● **SOURCE DATA**
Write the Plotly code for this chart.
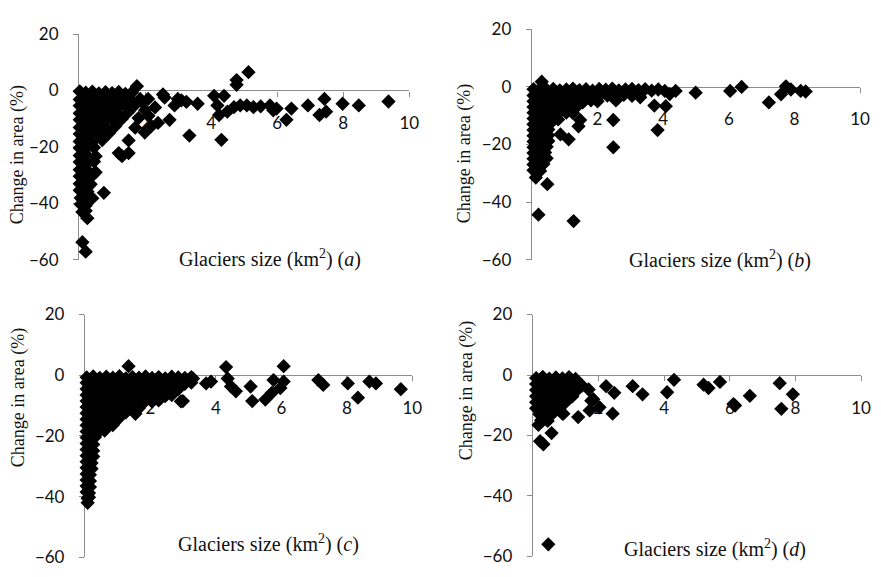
import plotly.graph_objects as go

# ---------------- data (glacier size km2, change in area %) ----------------
size_a = [
    0.02, 0.2, 0.4, 0.6, 0.8, 1.0, 1.2, 1.4, 1.6,
    0.02, 0.2, 0.4, 0.6, 0.8, 1.0, 1.2, 1.4, 1.6, 1.85,
    0.02, 0.2, 0.4, 0.6, 0.8, 1.0, 1.2, 1.4, 1.7,
    0.02, 0.2, 0.4, 0.6, 0.8, 1.0, 1.2, 1.5,
    0.02, 0.2, 0.4, 0.6, 0.8, 1.0, 1.3,
    0.02, 0.2, 0.4, 0.6, 0.8, 1.1,
    0.02, 0.2, 0.4, 0.6, 0.9,
    0.02, 0.2, 0.4, 0.7,
    0.02, 0.2, 0.45,
    0.02, 0.2, 0.5,
    0.02, 0.25, 0.45,
    0.02, 0.2, 0.5,
    0.02, 0.25, 0.4,
    0.02, 0.2, 0.35,
    0.02, 0.25,
    0.05, 0.25, 0.4,
    0.05, 0.2,
    0.1, 0.2,
    1.75, 1.9, 2.09, 2.54, 2.59, 2.89, 2.99, 3.1, 3.25, 3.59, 2.74, 2.39, 2.19, 1.99,
    1.8, 1.7, 2.0, 2.3, 2.1, 1.5, 1.5, 1.2, 1.3, 0.75, 0.25, 0.1, 0.2,
    3.34, 4.31, 4.09, 4.39, 4.19, 4.49, 4.24, 4.69, 4.77, 4.77, 5.13, 4.88, 5.08, 5.28,
    5.5, 5.78, 5.98, 5.88, 6.28, 6.43, 6.93, 7.43, 7.28, 7.48, 7.98, 8.47, 9.37,
]
change_a = [
    -0.3, -0.8, -0.4, -1.0, -0.6, -0.9, -0.5, -1.2, -0.7,
    -3.2, -2.8, -3.4, -2.9, -3.1, -2.6, -3.3, -2.7, -3.5, -3.0,
    -5.4, -5.8, -5.2, -5.6, -5.9, -5.3, -5.7, -5.5, -5.0,
    -8.1, -7.8, -8.3, -7.9, -8.2, -7.7, -8.4, -7.5,
    -10.4, -10.8, -10.3, -10.6, -10.9, -10.2, -10.0,
    -13.1, -12.8, -13.3, -12.9, -13.2, -12.6,
    -15.4, -15.8, -15.3, -15.6, -15.2,
    -18.1, -17.8, -18.3, -17.6,
    -20.4, -20.8, -20.2,
    -23.1, -22.7, -23.3,
    -25.4, -25.8, -25.2,
    -28.1, -27.8, -29.0,
    -30.4, -30.8, -30.2,
    -33.1, -32.7, -33.3,
    -35.4, -35.8,
    -38.1, -37.7, -38.2,
    -40.4, -40.8,
    -43.1, -42.7,
    1.5, -4.0, -3.0, -1.4, -2.5, -5.3, -3.0, -3.5, -4.0, -4.7, -10.4, -11.5, -12.6, -14.9,
    -9.8, -13.2, -7.0, -6.0, -9.0, -17.7, -22.2, -22.2, -23.3, -36.3, -45.3, -53.8, -57.2,
    -16.0, -17.5, -1.9, -1.9, -5.3, -7.5, -8.7, -5.9, 2.0, 3.7, 6.5, -5.3, -5.3, -5.9,
    -5.6, -5.3, -6.4, -7.0, -10.4, -6.4, -5.3, -3.0, -8.7, -7.5, -4.7, -5.3, -3.9,
]

size_b = [
    0.05, 0.25, 0.45, 0.65, 0.85, 1.05, 1.25, 1.45, 1.65, 1.85, 2.05, 2.25, 2.45, 2.65, 2.85, 3.05, 3.25, 3.45, 3.65, 3.85, 4.05,
    0.05, 0.3, 0.55, 0.8, 1.05, 1.3, 1.55, 1.8, 2.05, 2.3, 2.55, 2.8, 3.05, 3.3,
    0.05, 0.3, 0.55, 0.8, 1.05, 1.3, 1.55, 1.8, 2.0, 2.56,
    0.05, 0.3, 0.55, 0.8, 1.05, 1.35,
    0.05, 0.3, 0.55, 0.8, 1.05, 1.25,
    0.05, 0.3, 0.55, 0.8, 1.47,
    0.05, 0.3, 0.55, 1.42,
    0.05, 0.3, 0.5,
    0.05, 0.3, 0.5, 0.87, 1.12,
    0.05, 0.3, 0.5,
    0.05, 0.25, 0.45,
    0.05, 0.25, 0.4,
    0.05, 0.25, 0.45,
    0.05, 0.25, 0.35,
    0.05, 0.25,
    0.12, 0.47, 0.2, 1.27, 0.3,
    2.48, 2.48, 3.73, 3.83, 4.08, 4.2, 4.38, 4.99, 6.04, 6.39, 7.22, 7.59, 7.74, 7.89, 8.19, 8.34,
]
change_b = [
    -0.8, -0.6, -1.0, -0.7, -1.2, -0.9, -0.6, -1.1, -0.8, -1.3, -0.7, -1.0, -0.6, -1.2, -0.9, -0.7, -1.1, -0.8, -1.3, -0.9, -1.4,
    -3.0, -3.3, -2.8, -3.1, -3.4, -2.9, -3.2, -2.7, -3.3, -3.0, -3.5, -2.8, -3.1, -3.6,
    -5.0, -5.2, -4.8, -5.3, -4.9, -5.1, -5.4, -4.7, -5.0, -4.7,
    -7.0, -7.2, -6.8, -7.3, -6.9, -7.1,
    -9.0, -9.2, -8.8, -9.3, -8.9, -9.1,
    -11.0, -11.2, -10.8, -11.3, -11.5,
    -13.0, -13.2, -12.8, -13.7,
    -15.0, -15.2, -14.8,
    -17.0, -17.2, -16.8, -16.5, -18.2,
    -19.0, -19.2, -18.8,
    -21.0, -21.2, -20.8,
    -23.0, -23.2, -22.8,
    -25.0, -25.2, -24.8,
    -27.0, -27.2, -26.8,
    -29.0, -29.2,
    -31.5, -33.8, -44.4, -46.6, 1.8,
    -11.5, -21.0, -6.5, -15.0, -6.7, -2.5, -1.4, -2.0, -1.4, 0.0, -5.4, -2.6, 0.2, -0.9, -1.4, -1.6,
]

size_c = [
    0.05, 0.25, 0.45, 0.65, 0.85, 1.05, 1.25, 1.45, 1.65, 1.85, 2.05, 2.25, 2.45, 2.65, 2.85, 3.05, 3.25,
    0.05, 0.25, 0.45, 0.65, 0.85, 1.05, 1.25, 1.45, 1.65, 1.85, 2.05, 2.25, 2.45, 2.65, 2.85, 3.05, 3.25,
    0.05, 0.25, 0.45, 0.65, 0.85, 1.05, 1.25, 1.45, 1.65, 1.85, 2.05, 2.25, 2.45, 2.65, 2.85,
    0.05, 0.25, 0.45, 0.65, 0.85, 1.05, 1.25, 1.45, 1.65, 1.85, 2.05, 2.25, 2.45, 2.65,
    0.05, 0.25, 0.45, 0.65, 0.85, 1.05, 1.25, 1.45, 1.65, 1.85, 2.05, 2.25, 2.93,
    0.05, 0.25, 0.45, 0.65, 0.85, 1.05, 1.25, 1.45, 1.65,
    0.05, 0.25, 0.45, 0.65, 0.85, 1.05, 1.25, 1.54,
    0.05, 0.25, 0.45, 0.65, 0.85, 1.05,
    0.05, 0.25, 0.45, 0.65, 0.85,
    0.05, 0.25, 0.45, 0.6,
    0.05, 0.3,
    0.05, 0.25,
    0.05, 0.25,
    0.05, 0.25,
    0.05, 0.2,
    0.05, 0.2,
    0.05, 0.15,
    0.05, 0.15,
    0.05, 0.15,
    0.05, 0.12,
    0.08, 0.12,
    0.08,
    1.33, 2.99, 3.30, 3.70, 3.85, 4.31, 4.36, 4.46, 4.61, 5.06, 5.11, 5.51, 5.71, 5.76,
    5.97, 6.07, 6.07, 7.13, 7.28, 8.03, 8.34, 8.69, 8.89, 9.65,
]
change_c = [
    -0.7, -0.4, -0.9, -0.5, -0.8, -0.3, -1.0, -0.6, -0.8, -0.4, -0.9, -0.6, -1.0, -0.5, -0.7, -0.9, -0.6,
    -2.5, -2.8, -2.3, -2.7, -2.4, -2.9, -2.2, -2.6, -2.8, -2.4, -2.7, -2.3, -2.9, -2.5, -2.6, -2.8, -2.4,
    -4.5, -4.8, -4.3, -4.7, -4.4, -4.9, -4.2, -4.6, -4.8, -4.4, -4.7, -4.3, -4.9, -4.5, -4.6,
    -6.5, -6.8, -6.3, -6.7, -6.4, -6.9, -6.2, -6.6, -6.8, -6.4, -6.7, -6.3, -6.9, -6.5,
    -8.5, -8.8, -8.3, -8.7, -8.4, -8.9, -8.2, -8.6, -8.8, -8.4, -8.7, -8.3, -8.6,
    -10.5, -10.8, -10.3, -10.7, -10.4, -10.9, -10.2, -10.6, -10.8,
    -12.5, -12.8, -12.3, -12.7, -12.4, -12.9, -12.2, -12.7,
    -14.5, -14.8, -14.3, -14.7, -14.4, -14.0,
    -16.5, -16.8, -16.3, -16.7, -16.4,
    -18.5, -18.8, -18.3, -18.2,
    -20.5, -20.4,
    -22.5, -22.8,
    -24.5, -24.9,
    -26.5, -26.8,
    -28.5, -28.9,
    -30.5, -30.8,
    -32.5, -32.8,
    -34.5, -34.8,
    -36.5, -36.8,
    -38.5, -38.8,
    -40.5, -40.2,
    -42.0,
    3.0, -8.5, -1.1, -2.7, -2.1, 2.7, -1.1, -3.7, -5.3, -3.7, -8.5, -8.0, -5.8, -1.6,
    -4.2, -2.1, 3.0, -1.6, -3.2, -2.7, -7.4, -2.1, -2.7, -4.6,
]

size_d = [
    0.1, 0.3, 0.5, 0.7, 0.9, 1.1, 1.3,
    0.1, 0.3, 0.5, 0.7, 0.9, 1.1, 1.3, 1.5,
    0.1, 0.3, 0.5, 0.7, 0.9, 1.1, 1.35, 1.7,
    0.1, 0.3, 0.5, 0.7, 0.9, 1.2,
    0.1, 0.3, 0.5, 0.7, 1.0,
    0.1, 0.3, 0.5, 0.8,
    0.2, 0.4, 0.6, 0.9,
    0.25, 0.45,
    0.17, 0.22, 0.32, 0.57, 0.47,
    0.93, 1.38, 1.73, 1.78, 2.03, 1.84, 2.23, 2.43, 2.48, 3.04, 3.34, 4.09, 4.30,
    5.20, 5.35, 5.70, 6.11, 6.16, 6.61, 7.52, 7.57, 7.92,
]
change_d = [
    -1.0, -0.6, -1.2, -0.8, -1.1, -0.7, -1.3,
    -3.0, -3.3, -2.8, -3.1, -3.4, -2.9, -3.2, -3.5,
    -5.0, -5.2, -4.8, -5.3, -4.9, -5.1, -5.0, -4.8,
    -7.0, -7.2, -6.8, -7.3, -6.9, -7.1,
    -9.0, -9.2, -8.8, -9.3, -9.0,
    -11.0, -11.2, -10.8, -11.0,
    -13.0, -13.2, -12.8, -12.8,
    -15.0, -15.2,
    -16.5, -21.9, -22.9, -19.2, -56.0,
    -12.8, -13.9, -11.7, -8.5, -10.7, -8.0, -3.7, -12.8, -5.9, -3.7, -6.4, -5.7, -1.6,
    -3.2, -4.3, -2.3, -9.6, -10.1, -6.9, -2.7, -11.2, -6.4,
]

panel_letters = ["a", "b", "c", "d"]
x_tick_values = [2, 4, 6, 8, 10]
y_tick_values = [20, 0, -20, -40, -60]
y_title = "Change in area (%)"
x_title = "Glaciers size (km<sup>2</sup>) (<i>{}</i>)"

# ---------------- layout / styling ----------------
W, H = 881, 577


def px(x):
    return x / W


def py(y):
    return 1 - y / H


series = [(size_a, change_a), (size_b, change_b), (size_c, change_c), (size_d, change_d)]
# plot areas in window pixels: (left, right, top, bottom)
boxes = [(80, 414, 24, 258), (538, 870, 19, 258), (86, 417, 315, 567), (539, 871, 315, 566)]
ytitle_pos = [(18, 149), (470, 148), (19, 401), (472, 394)]
xtitle_pos = [(273, 257), (728, 258), (272, 553), (723, 558)]

AXIS_GREY = "#8c8c8c"
TICK_FONT = dict(family="Lato, Open Sans, sans-serif", size=17, color="#111111")
YTITLE_FONT = dict(family="Liberation Serif, Times New Roman, serif", size=18, color="#111111")
XTITLE_FONT = dict(family="Liberation Serif, Times New Roman, serif", size=20, color="#111111")

fig = go.Figure()
annotations = []
for i, ((xs, ys), (l, r, t, b)) in enumerate(zip(series, boxes)):
    n = "" if i == 0 else str(i + 1)
    xd = [px(l), px(r)]
    yd = [py(b), py(t)]
    ypos0 = yd[0] + 0.75 * (yd[1] - yd[0])  # where y = 0 sits
    fig.add_trace(go.Scatter(
        x=xs, y=ys, mode="markers", xaxis="x" + n, yaxis="y" + n,
        marker=dict(symbol="diamond", size=11, color="black", line=dict(width=0)),
        cliponaxis=False, showlegend=False, hoverinfo="x+y",
    ))
    fig.update_layout(**{
        "xaxis" + n: dict(
            domain=xd, range=[0, 10], anchor="free", position=ypos0,
            tickvals=x_tick_values, showline=True, linecolor=AXIS_GREY, linewidth=1.3,
            ticks="outside", ticklen=5, tickcolor=AXIS_GREY, tickwidth=1.3,
            ticklabelstandoff=12, tickfont=TICK_FONT, showgrid=False, zeroline=False,
            layer="below traces", fixedrange=True,
        ),
        "yaxis" + n: dict(
            domain=yd, range=[-60, 20], anchor="x" + n,
            tickvals=y_tick_values, showline=True, linecolor=AXIS_GREY, linewidth=1.3,
            ticks="outside", ticklen=5, tickcolor=AXIS_GREY, tickwidth=1.3,
            ticklabelstandoff=11, tickfont=TICK_FONT, showgrid=False, zeroline=False,
            layer="below traces", fixedrange=True,
        ),
    })
    tx, ty = ytitle_pos[i]
    annotations.append(dict(
        text=y_title, xref="paper", yref="paper", x=px(tx), y=py(ty),
        xanchor="center", yanchor="middle", textangle=-90, showarrow=False, font=YTITLE_FONT,
    ))
    tx, ty = xtitle_pos[i]
    annotations.append(dict(
        text=x_title.format(panel_letters[i]), xref="paper", yref="paper", x=px(tx), y=py(ty),
        xanchor="center", yanchor="middle", showarrow=False, font=XTITLE_FONT,
    ))

fig.update_layout(
    width=W, height=H, margin=dict(l=0, r=0, t=0, b=0),
    paper_bgcolor="white", plot_bgcolor="white", annotations=annotations,
)
fig.write_html(
    "out.html",
    config={"displayModeBar": False},
    post_script=(
        "document.documentElement.style.margin='0';document.body.style.margin='0';"
        "document.documentElement.style.overflow='hidden';document.body.style.overflow='hidden';"
        "var gd=document.getElementById('{plot_id}');"
        "gd.style.position='fixed';gd.style.left='0px';gd.style.top='0px';"
    ),
)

● **WHAT THIS TASK INVOLVES**
Please take the lines from the beginning of the data above through the line holding "import plotly.graph_objects as go" and transcribe them exactly, without any pictures.

● **SOLUTION TO THIS EXERCISE**
Write the Plotly code for this chart.
import plotly.graph_objects as go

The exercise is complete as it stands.